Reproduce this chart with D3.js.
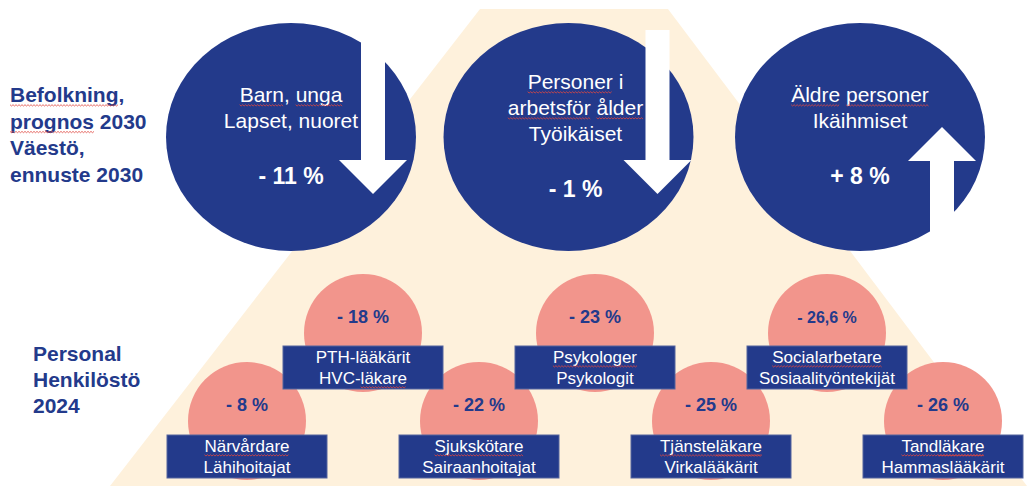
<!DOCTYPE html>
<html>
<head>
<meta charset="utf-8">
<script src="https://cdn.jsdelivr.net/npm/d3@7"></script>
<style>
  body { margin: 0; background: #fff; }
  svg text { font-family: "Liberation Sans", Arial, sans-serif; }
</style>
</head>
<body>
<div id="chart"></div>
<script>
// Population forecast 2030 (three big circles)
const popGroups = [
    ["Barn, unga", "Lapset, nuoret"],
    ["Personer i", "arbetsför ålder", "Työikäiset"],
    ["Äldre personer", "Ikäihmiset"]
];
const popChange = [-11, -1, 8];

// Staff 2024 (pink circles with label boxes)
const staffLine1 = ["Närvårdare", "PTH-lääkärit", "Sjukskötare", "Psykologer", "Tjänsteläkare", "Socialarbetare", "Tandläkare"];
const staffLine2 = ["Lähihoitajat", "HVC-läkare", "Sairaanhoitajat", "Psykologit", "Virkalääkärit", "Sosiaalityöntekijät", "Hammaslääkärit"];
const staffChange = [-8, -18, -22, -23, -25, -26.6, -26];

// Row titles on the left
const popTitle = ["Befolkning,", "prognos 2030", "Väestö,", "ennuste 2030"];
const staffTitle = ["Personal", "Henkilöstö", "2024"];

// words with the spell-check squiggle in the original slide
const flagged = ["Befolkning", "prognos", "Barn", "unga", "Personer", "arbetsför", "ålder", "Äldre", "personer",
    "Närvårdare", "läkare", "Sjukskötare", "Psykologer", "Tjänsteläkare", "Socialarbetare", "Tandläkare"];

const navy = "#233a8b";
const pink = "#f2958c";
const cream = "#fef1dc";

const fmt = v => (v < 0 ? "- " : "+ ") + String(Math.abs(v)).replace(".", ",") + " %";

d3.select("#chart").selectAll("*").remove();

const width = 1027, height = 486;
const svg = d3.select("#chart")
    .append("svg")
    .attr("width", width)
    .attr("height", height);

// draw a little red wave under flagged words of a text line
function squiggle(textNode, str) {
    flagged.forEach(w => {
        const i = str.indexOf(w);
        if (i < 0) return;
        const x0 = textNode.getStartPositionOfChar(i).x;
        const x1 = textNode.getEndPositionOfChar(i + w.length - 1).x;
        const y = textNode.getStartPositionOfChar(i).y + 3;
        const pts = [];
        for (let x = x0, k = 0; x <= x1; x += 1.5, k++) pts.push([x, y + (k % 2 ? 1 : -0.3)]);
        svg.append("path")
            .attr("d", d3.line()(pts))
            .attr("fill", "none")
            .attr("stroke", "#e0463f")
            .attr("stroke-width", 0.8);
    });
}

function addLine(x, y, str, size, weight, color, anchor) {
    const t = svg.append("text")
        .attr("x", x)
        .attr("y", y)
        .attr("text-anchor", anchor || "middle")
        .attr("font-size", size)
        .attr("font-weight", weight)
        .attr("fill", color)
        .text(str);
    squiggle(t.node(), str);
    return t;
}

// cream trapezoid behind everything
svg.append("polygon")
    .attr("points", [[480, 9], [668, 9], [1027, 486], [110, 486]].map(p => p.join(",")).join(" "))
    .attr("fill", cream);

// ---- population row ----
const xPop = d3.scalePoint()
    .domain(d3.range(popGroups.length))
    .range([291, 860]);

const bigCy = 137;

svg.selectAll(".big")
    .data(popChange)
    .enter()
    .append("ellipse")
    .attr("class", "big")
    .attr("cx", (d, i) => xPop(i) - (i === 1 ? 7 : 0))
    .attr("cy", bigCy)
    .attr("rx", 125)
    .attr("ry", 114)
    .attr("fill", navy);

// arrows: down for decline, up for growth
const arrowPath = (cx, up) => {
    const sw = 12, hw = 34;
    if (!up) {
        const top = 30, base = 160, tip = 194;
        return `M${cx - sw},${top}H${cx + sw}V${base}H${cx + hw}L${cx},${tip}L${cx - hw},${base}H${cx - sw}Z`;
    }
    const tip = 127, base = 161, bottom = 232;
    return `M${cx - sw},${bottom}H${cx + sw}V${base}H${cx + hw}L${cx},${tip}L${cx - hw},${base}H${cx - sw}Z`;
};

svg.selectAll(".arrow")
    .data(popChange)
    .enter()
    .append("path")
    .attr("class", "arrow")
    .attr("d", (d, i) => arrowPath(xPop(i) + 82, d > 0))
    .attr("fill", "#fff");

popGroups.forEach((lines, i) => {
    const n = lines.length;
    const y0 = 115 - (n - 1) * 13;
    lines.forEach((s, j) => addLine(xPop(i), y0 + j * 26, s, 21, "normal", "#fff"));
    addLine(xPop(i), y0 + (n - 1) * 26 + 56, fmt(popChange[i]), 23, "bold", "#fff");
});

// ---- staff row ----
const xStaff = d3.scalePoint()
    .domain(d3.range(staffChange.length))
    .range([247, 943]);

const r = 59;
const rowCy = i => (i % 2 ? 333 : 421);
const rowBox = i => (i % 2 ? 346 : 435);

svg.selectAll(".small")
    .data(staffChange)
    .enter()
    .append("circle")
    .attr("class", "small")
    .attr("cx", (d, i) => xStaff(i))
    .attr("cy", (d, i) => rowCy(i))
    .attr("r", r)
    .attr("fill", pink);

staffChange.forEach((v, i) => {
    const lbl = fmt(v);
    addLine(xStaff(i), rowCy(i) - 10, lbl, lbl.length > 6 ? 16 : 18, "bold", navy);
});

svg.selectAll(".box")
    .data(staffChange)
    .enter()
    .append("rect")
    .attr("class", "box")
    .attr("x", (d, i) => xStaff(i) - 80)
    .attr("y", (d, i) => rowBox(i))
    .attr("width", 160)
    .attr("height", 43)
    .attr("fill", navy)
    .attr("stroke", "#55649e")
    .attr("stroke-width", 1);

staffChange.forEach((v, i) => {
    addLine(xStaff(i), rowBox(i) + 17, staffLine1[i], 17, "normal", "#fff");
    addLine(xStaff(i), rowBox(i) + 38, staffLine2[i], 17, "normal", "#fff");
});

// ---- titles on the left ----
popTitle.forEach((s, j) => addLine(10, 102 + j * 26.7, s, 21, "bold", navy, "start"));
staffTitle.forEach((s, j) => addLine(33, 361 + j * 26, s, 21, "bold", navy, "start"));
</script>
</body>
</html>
* * * * * * *
**Task objective**
Everything from the first line of the listing above through the line that contains "const popChange = [-11, -1, 8];" is to be restated word for word, minus the pictures.

**The output**
Reproduce this chart with D3.js.
<!DOCTYPE html>
<html>
<head>
<meta charset="utf-8">
<script src="https://cdn.jsdelivr.net/npm/d3@7"></script>
<style>
  body { margin: 0; background: #fff; }
  svg text { font-family: "Liberation Sans", Arial, sans-serif; }
</style>
</head>
<body>
<div id="chart"></div>
<script>
// Population forecast 2030 (three big circles)
const popGroups = [
    ["Barn, unga", "Lapset, nuoret"],
    ["Personer i", "arbetsför ålder", "Työikäiset"],
    ["Äldre personer", "Ikäihmiset"]
];
const popChange = [-11, -1, 8];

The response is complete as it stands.